- Batarfi appearing in an AQAP video

3rd Emir of al-Qaeda in the Arabian Peninsula
- In office 29 January 2020 – 10 March 2024
- Preceded by: Qasim al-Raymi
- Succeeded by: Sa'ad bin Atef al-Awlaki

Personal details
- Born: Between 1978 and 1980 Riyadh, Saudi Arabia
- Died: c. 10 March 2024 Yemen
- Known for: Emir of AQAP
- Allegiance: AQAP (2010–2024)
- Service years: 2010–2024
- Rank: Supreme commander (Emir) of Abyan (2010–2011) Field commander in Hadramaut (2015–2020) Emir of AQAP (2020–2024)
- Conflicts: Yemen Insurgency Battle of Zinjibar; Yemeni Civil War Battle of Mukalla (2015); Battle of Mukalla (2016);

= Khalid Batarfi =

Saudi al-Qaeda member (died 2024)

Khalid Saeed Batarfi (خالد سعيد باطرفي; 1978 to 1980 – c. 10 March 2024), also known as Abū al-Miqdād al-Kindī (أبو المقداد الكِنْدِي), was a Saudi militant and the emir of al-Qaeda in the Arabian Peninsula. He oversaw the Yemen-based group's media network and led jihadist fighters in their takeover of Yemen's Abyan Governorate in 2011, where he was accorded the position of emir. He also reputedly carried out terrorist attacks in the Abyan and Hadhramaut governorates.

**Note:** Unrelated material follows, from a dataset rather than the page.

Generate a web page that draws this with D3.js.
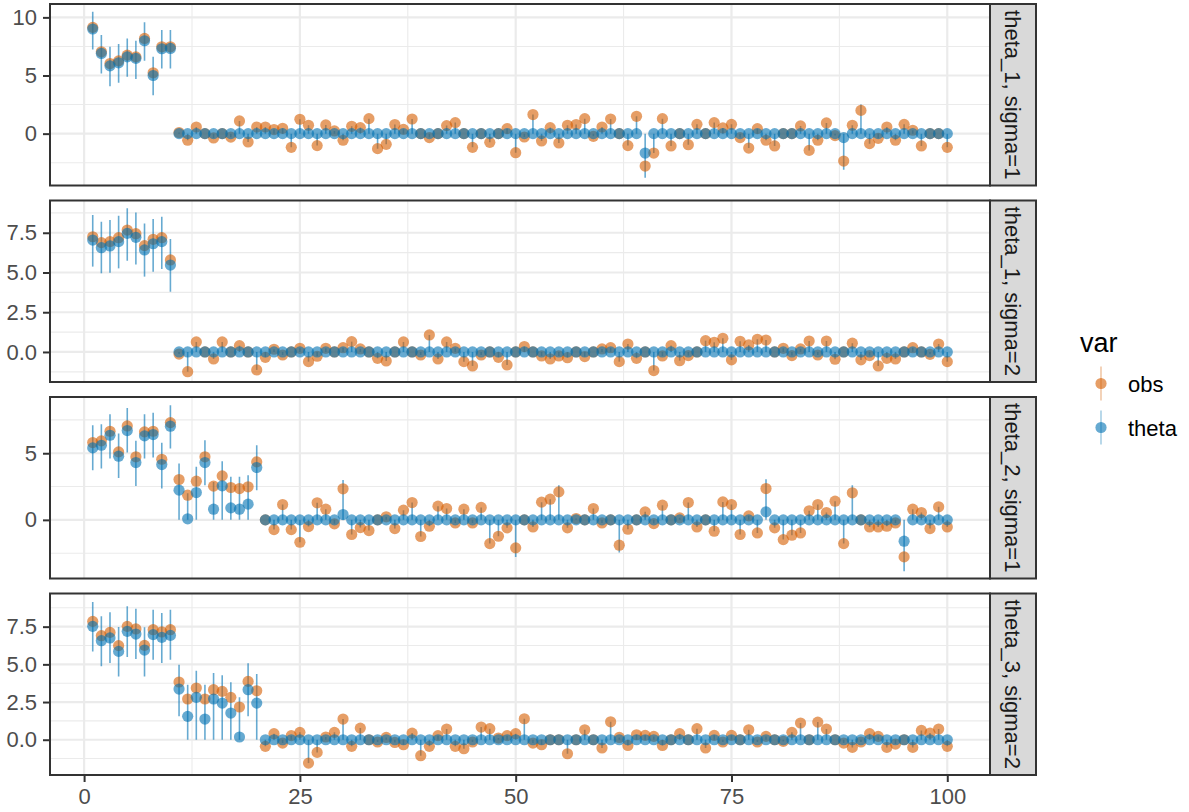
<!DOCTYPE html>
<html>
<head>
<meta charset="utf-8">
<script src="https://cdn.jsdelivr.net/npm/d3@7"></script>
<style>
  html, body { margin: 0; padding: 0; background: #fff; }
  svg { display: block; font-family: "Liberation Sans", Arial, sans-serif; }
</style>
</head>
<body>
<svg id="chart" width="1189" height="812"></svg>
<script>
// ---- data ----
const xTicks = [0, 25, 50, 75, 100];
const xMinor = [12.5, 37.5, 62.5, 87.5];
const series = ["obs", "theta"];
const stripLabels = ["theta_1, sigma=1", "theta_1, sigma=2", "theta_2, sigma=1", "theta_3, sigma=2"];

// panel 1: theta_1, sigma=1
const obs1 = [9.14, 7.04, 6.03, 6.26, 6.75, 6.6, 8.19, 5.23, 7.47, 7.47,
  0.1, -0.57, 0.57, 0, -0.37, 0, -0.3, 1.09, -0.72, 0.57,
  0.57, 0.35, 0.46, -1.18, 1.24, 0.72, -1.03, 0.75, 0.23, -0.57,
  0.63, 0.52, 1.29, -1.29, -0.92, 0.78, 0.37, 1.26, 0, -0.34,
  0, 0.69, 0.95, 0, -1.18, 0, -0.75, 0, 0.43, -1.64,
  -0.29, 1.64, -0.63, 0.52, -0.8, 0.72, 0.78, 1.29, -0.23, 0.57,
  1.26, 0, -1.03, 1.49, -2.79, -1.67, 1.29, -1.06, 0, -0.95,
  0.8, 0, 0.95, 0.49, 0.8, -0.34, -1.24, 0.43, -0.57, -1.06,
  0, 0, 0.66, -1.44, -0.57, 0.92, -0.17, -2.36, 0.72, 2.0,
  -0.86, -0.4, 0.57, -0.57, 0.8, 0.29, -1.06, 0, 0, -1.18];
const thetaHead1 = [9.0, 6.9, 5.83, 6.09, 6.6, 6.47, 7.99, 5.0, 7.3, 7.33];
const thetaSpikes1 = [[65, -1.67], [88, -0.34]];
const barLo1 = [7.24, 5.17, 4.08, 4.37, 4.89, 4.71, 6.26, 3.3, 5.6, 5.6];
const barHi1 = [10.49, 8.48, 7.47, 7.7, 8.19, 7.99, 9.57, 6.61, 8.91, 8.91];
const tails1 = [[65, -3.8], [88, -3.1], [90, 2.5]];

// panel 2: theta_1, sigma=2
const obs2 = [7.25, 6.88, 6.94, 7.19, 7.67, 7.44, 6.69, 7.09, 7.19, 5.79,
  -0.13, -1.24, 0.63, 0, -0.44, 0.63, 0, 0.4, 0, -1.13,
  -0.34, 0.17, -0.19, 0, 0.23, -0.61, -0.27, 0.23, 0, 0.27,
  0.65, 0.19, 0, -0.4, -0.57, 0, 0.63, 0, -0.19, 1.07,
  -0.44, 0.63, 0.23, -0.61, -0.88, -0.19, 0, -0.34, -0.82, 0,
  0.34, 0, -0.25, -0.44, -0.25, -0.36, 0, -0.29, 0, 0.19,
  0.27, -0.61, 0.5, -0.4, 0, -1.17, -0.25, 0.4, -0.55, -0.23,
  0, 0.71, 0.61, 0.86, -0.5, 0.67, 0.44, 0.8, 0.75, 0,
  0.23, -0.23, 0.19, 0.69, -0.19, 0.69, -0.46, 0, 0.55, -0.5,
  -0.23, -0.88, -0.4, -0.44, 0, 0.27, 0, -0.15, 0.5, -0.61];
const thetaHead2 = [7.04, 6.56, 6.67, 6.94, 7.46, 7.21, 6.42, 6.81, 6.94, 5.47];
const thetaSpikes2 = [];
const barLo2 = [5.37, 4.95, 4.99, 5.26, 5.74, 5.51, 4.74, 5.05, 5.22, 3.79];
const barHi2 = [8.62, 8.2, 8.3, 8.57, 9.04, 8.78, 8.09, 8.36, 8.51, 7.11];
const tails2 = [];

// panel 3: theta_2, sigma=1
const obs3 = [5.8, 5.93, 6.65, 5.1, 7.05, 4.73, 6.6, 6.65, 4.55, 7.3,
  3.03, 1.85, 2.9, 4.73, 2.53, 3.3, 2.43, 2.35, 2.48, 4.35,
  0, -0.73, 1.15, -0.73, -1.68, -0.5, 1.28, 0.8, -0.3, 2.33,
  -1.1, -0.58, -0.8, 0, 0.23, -0.65, 0.73, 1.3, -1.25, -0.48,
  1.03, 0.85, -0.23, 0.8, -0.23, 0.93, -1.78, -1.23, -0.6, -2.1,
  0, -0.53, 1.33, 1.55, 2.1, -0.6, 0.1, 0, 0.85, -0.23,
  0, -1.9, -0.7, 0, 0.6, -0.28, 1.1, 0, 0.15, 1.3,
  -0.53, 0, -0.85, 1.35, 1.15, -1.1, 0.3, -0.98, 2.35, -0.6,
  -1.48, -1.15, -0.98, 0.68, 1.15, 0.55, 1.4, -1.78, 2.03, 0,
  -0.53, -0.53, -0.48, -0.23, -2.78, 0.8, 0.55, -0.65, 0.98, -0.53];
const thetaHead3 = [5.4, 5.6, 6.35, 4.78, 6.7, 4.3, 6.3, 6.4, 4.15, 7.03,
  2.23, 0.08, 2.05, 4.3, 0.8, 2.55, 0.9, 0.8, 1.18, 3.93];
const thetaSpikes3 = [[30, 0.4], [79, 0.6], [95, -1.6]];
const barLo3 = [3.73, 3.85, 4.6, 3.15, 5.05, 2.55, 4.6, 4.68, 2.35, 5.35,
  0, 0, 0, 2.6, 0, 0, 0, 0, 0, 2.23];
const barHi3 = [7.1, 7.18, 7.93, 6.48, 8.4, 5.93, 7.93, 8.03, 5.78, 8.6,
  4.23, 2.0, 3.98, 5.98, 2.85, 4.4, 3.23, 3.23, 3.35, 5.6];
const tails3 = [[30, 3.0], [50, -2.78], [55, 2.6], [62, -2.45], [79, 3.05], [89, 2.6], [95, -3.85]];

// panel 4: theta_3, sigma=2
const obs4 = [7.85, 6.9, 7.12, 6.24, 7.52, 7.35, 6.26, 7.3, 7.15, 7.3,
  3.83, 2.7, 3.43, 2.7, 3.32, 3.21, 2.81, 2.17, 3.87, 3.25,
  -0.44, 0.4, -0.22, 0.27, 0.49, -1.55, -0.84, 0.18, 0.49, 1.37,
  -0.44, 0.77, 0, -0.15, 0.15, -0.18, -0.33, 0.44, -1.06, -0.44,
  0.27, 0.71, -0.44, -0.6, -0.15, 0.84, 0.73, 0.11, 0.27, 0.4,
  1.39, -0.22, -0.33, 0, 0, -0.93, 0, 0.66, 0, -0.55,
  1.19, 0.15, -0.38, 0.33, 0.29, 0.22, -0.38, 0, 0.4, 0,
  0.73, -0.55, 0.29, -0.15, 0.29, 0, 0.66, -0.15, 0.22, 0,
  -0.11, 0.49, 1.11, 0, 1.17, 0.71, 0, -0.22, -0.51, -0.15,
  0.4, 0.22, -0.51, -0.29, 0, -0.51, 0.62, 0.44, 0.71, -0.44];
const thetaHead4 = [7.52, 6.57, 6.75, 5.86, 7.19, 7.01, 5.95, 6.97, 6.79, 6.92,
  3.36, 1.55, 2.81, 1.37, 2.7, 2.43, 1.77, 0.18, 3.32, 2.43];
const thetaSpikes4 = [];
const barLo4 = [5.86, 4.87, 5.09, 4.2, 5.49, 5.35, 4.2, 5.31, 5.09, 5.31,
  1.55, 0, 0, 0, 0, 0, 0, 0, 1.55, 0];
const barHi4 = [9.14, 8.19, 8.45, 7.48, 8.85, 8.69, 7.46, 8.63, 8.41, 8.63,
  4.98, 3.65, 4.58, 3.65, 4.42, 4.27, 3.81, 2.81, 5.07, 4.36];
const tails4 = [];

// y ticks per panel
const yTicks1 = [0, 5, 10], yMinor1 = [-2.5, 2.5, 7.5];
const yTicks2 = [0, 2.5, 5, 7.5], yMinor2 = [-1.25, 1.25, 3.75, 6.25, 8.75];
const yTicks3 = [0, 5], yMinor3 = [-2.5, 2.5, 7.5];
const yTicks4 = [0, 2.5, 5, 7.5], yMinor4 = [-1.25, 1.25, 3.75, 6.25, 8.75];

// ---- layout ----
const colors = { obs: "#D55E00", theta: "#0072B2" };
const alpha = 0.6;
const left = 50, right = 990, stripW = 46;
const panelTops = [4, 200.5, 397, 593.5];
const panelH = 181.5;

function buildRows(obs, thetaHead, spikes, lo, hi, tails) {
  const spikeMap = new Map(spikes);
  const tailMap = new Map(tails);
  return obs.map((o, k) => {
    const i = k + 1;
    const th = k < thetaHead.length ? thetaHead[k] : (spikeMap.get(i) || 0);
    let blo, bhi;
    if (k < lo.length) { blo = lo[k]; bhi = hi[k]; }
    else {
      const end = tailMap.has(i) ? tailMap.get(i) : o;
      blo = Math.min(0, end); bhi = Math.max(0, end);
    }
    return { i, obs: o, theta: th, lo: blo, hi: bhi };
  });
}

const panels = [
  { rows: buildRows(obs1, thetaHead1, thetaSpikes1, barLo1, barHi1, tails1), domain: [-4.46, 11.15], ticks: yTicks1, minor: yMinor1, fmt: d3.format("d") },
  { rows: buildRows(obs2, thetaHead2, thetaSpikes2, barLo2, barHi2, tails2), domain: [-1.89, 9.53], ticks: yTicks2, minor: yMinor2, fmt: d3.format(".1f") },
  { rows: buildRows(obs3, thetaHead3, thetaSpikes3, barLo3, barHi3, tails3), domain: [-4.4, 9.22], ticks: yTicks3, minor: yMinor3, fmt: d3.format("d") },
  { rows: buildRows(obs4, thetaHead4, thetaSpikes4, barLo4, barHi4, tails4), domain: [-2.34, 9.7], ticks: yTicks4, minor: yMinor4, fmt: d3.format(".1f") }
];

const svg = d3.select("#chart");
const x = d3.scaleLinear().domain([-3.95, 104.95]).range([left, right]);

panels.forEach((p, pi) => {
  const top = panelTops[pi];
  const y = d3.scaleLinear().domain(p.domain).range([top + panelH, top]);
  const g = svg.append("g");

  // background grid
  const clipId = "clip" + pi;
  svg.append("clipPath").attr("id", clipId)
    .append("rect").attr("x", left).attr("y", top).attr("width", right - left).attr("height", panelH);
  const grid = g.append("g").attr("clip-path", `url(#${clipId})`);
  grid.selectAll(".ymin").data(p.minor).join("line")
    .attr("x1", left).attr("x2", right).attr("y1", d => y(d)).attr("y2", d => y(d))
    .attr("stroke", "#ebebeb").attr("stroke-width", 1.1);
  grid.selectAll(".xmin").data(xMinor).join("line")
    .attr("y1", top).attr("y2", top + panelH).attr("x1", d => x(d)).attr("x2", d => x(d))
    .attr("stroke", "#ebebeb").attr("stroke-width", 1.1);
  grid.selectAll(".ymaj").data(p.ticks).join("line")
    .attr("x1", left).attr("x2", right).attr("y1", d => y(d)).attr("y2", d => y(d))
    .attr("stroke", "#ebebeb").attr("stroke-width", 2.2);
  grid.selectAll(".xmaj").data(xTicks).join("line")
    .attr("y1", top).attr("y2", top + panelH).attr("x1", d => x(d)).attr("x2", d => x(d))
    .attr("stroke", "#ebebeb").attr("stroke-width", 2.2);

  const marks = g.append("g").attr("clip-path", `url(#${clipId})`);
  // ranges (theta intervals)
  marks.selectAll(".bar").data(p.rows).join("line")
    .attr("x1", d => x(d.i)).attr("x2", d => x(d.i))
    .attr("y1", d => y(d.lo)).attr("y2", d => y(d.hi))
    .attr("stroke", colors.theta).attr("stroke-opacity", alpha).attr("stroke-width", 1.6);
  // obs then theta points
  series.forEach(s => {
    marks.selectAll(".pt-" + s).data(p.rows).join("circle")
      .attr("cx", d => x(d.i)).attr("cy", d => y(d[s]))
      .attr("r", 5.6)
      .attr("fill", colors[s]).attr("fill-opacity", alpha);
  });

  // panel border
  g.append("rect").attr("x", left).attr("y", top).attr("width", right - left).attr("height", panelH)
    .attr("fill", "none").attr("stroke", "#333333").attr("stroke-width", 2);

  // y axis
  const yAxis = g.append("g").attr("transform", `translate(${left},0)`)
    .call(d3.axisLeft(y).tickValues(p.ticks).tickFormat(p.fmt).tickSize(7).tickPadding(6));
  yAxis.select(".domain").remove();
  yAxis.selectAll("line").attr("stroke", "#333333").attr("stroke-width", 2);
  yAxis.selectAll("text").attr("fill", "#4d4d4d").style("font-size", "22px")
    .style("font-family", '"Liberation Sans", Arial, sans-serif');

  // strip
  g.append("rect").attr("x", right).attr("y", top).attr("width", stripW).attr("height", panelH)
    .attr("fill", "#d9d9d9").attr("stroke", "#333333").attr("stroke-width", 2);
  g.append("text")
    .attr("transform", `translate(${right + stripW / 2},${top + panelH / 2}) rotate(90)`)
    .attr("text-anchor", "middle").attr("dy", "0.35em")
    .attr("fill", "#1a1a1a").style("font-size", "22px")
    .text(stripLabels[pi]);

  // x axis on the last panel
  if (pi === panels.length - 1) {
    const xAxis = g.append("g").attr("transform", `translate(0,${top + panelH})`)
      .call(d3.axisBottom(x).tickValues(xTicks).tickSize(7).tickPadding(6.5));
    xAxis.select(".domain").remove();
    xAxis.selectAll("line").attr("stroke", "#333333").attr("stroke-width", 2);
    xAxis.selectAll("text").attr("fill", "#4d4d4d").style("font-size", "22px")
      .style("font-family", '"Liberation Sans", Arial, sans-serif');
  }
});

// legend
const legend = svg.append("g").attr("transform", "translate(1080,0)");
legend.append("text").attr("x", 0).attr("y", 352).style("font-size", "27px").attr("fill", "#000").text("var");
const keyY = [383.5, 427.5];
series.forEach((s, k) => {
  const ky = keyY[k];
  legend.append("line").attr("x1", 21).attr("x2", 21).attr("y1", ky - 17).attr("y2", ky + 17)
    .attr("stroke", colors[s]).attr("stroke-opacity", 0.35).attr("stroke-width", 1.6);
  legend.append("circle").attr("cx", 21).attr("cy", ky).attr("r", 5.6)
    .attr("fill", colors[s]).attr("fill-opacity", alpha);
  legend.append("text").attr("x", 48).attr("y", ky + 8).style("font-size", "22px").attr("fill", "#000").text(s);
});
</script>
</body>
</html>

On 17 March 2011, Batarfi was captured by security forces in the Taiz Governorate. For four years, he was imprisoned in Mukalla. He was freed, along with about 300 other inmates, by al-Qaeda fighters on 2 April 2015, during the Battle of Mukalla. The Washington Post compared the Mukalla prison break to the escape of 23 fighters, including future AQAP emir Nasir al-Wuhayshi, from a Yemeni prison in 2006, a formative event for the group.

Batarfi attracted media attention when he posed for photographs taken by al-Qaeda members in the Hadhramaut governor's palace, which fighters took over.

Batarfi was promoted to leader after the death of Qasim al-Raymi in January 2020. In February 2021, the United Nations claimed that Batarfi was arrested during a security operation in Al Ghaydah in October 2020. However, Batarfi later appeared in a video discussing the 6 January 2021 riot at the U.S. Capitol.

The U.S. Rewards for Justice Program offered up to $5 million in exchange for information leading to Batarfi's apprehension.

AQAP announced Batarfi's death on 10 March 2024 and named Sa'ad bin Atef al-Awlaki as his successor. It did not give a cause of death for Batarfi.